Il secondo indizio, potenzialmente mischiato al primo, è una lettera inviata a «Repubblica» il giorno prima da un magistrato che, citando i conflitti fra quattro ordini di interessi (diritto della giustizia di svolgere le indagini su reati e indiziati; diritto della difesa alla conoscenza degli atti; diritto all’informazione e alla libertà d’espressione; diritto alla privacy), trattava il tema delle intercettazioni e dell’uso politico e mediatico che se ne fa in Italia, spesso in violazione del segreto istruttorio. Quella lettera deve aver riacceso nella mia mente l’incendio della sterminata letteratura sul «tracking telefonico», cioè le intercettazioni riguardanti smartphone e social media, spintesi anche alle applicazioni (Skype, WhatsApp e altri) dei tablet e dei pc. Certo è sorprendente che un pensionato arrivi ad avvertire anche durante il sonno preoccupazioni per queste problematiche che spaziano dalla sicurezza nazionale sino allo «sputtanamento», ovvero al pettegolezzo intriso nel fango.
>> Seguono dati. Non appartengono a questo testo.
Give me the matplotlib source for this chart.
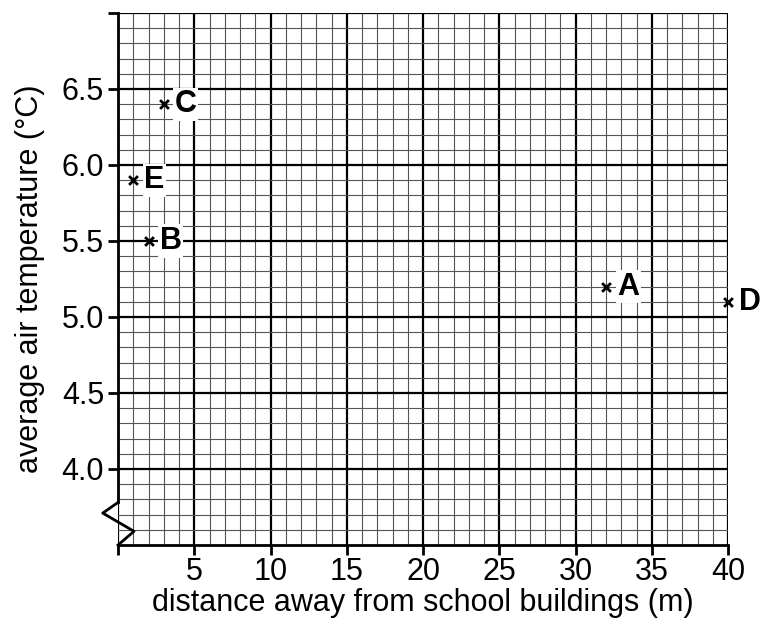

Comunque non credo che esistano gli estremi che spingano ad analizzare, interpretare e magari... elaborare un simile sogno. Meglio seguire il monito di un certo Sigmund Freud, un esperto, che diceva: «I sogni apparentemente innocenti si rivelano maliziosi, quando ci si sforza di interpretarli». In altre parole, conviene riderci sopra.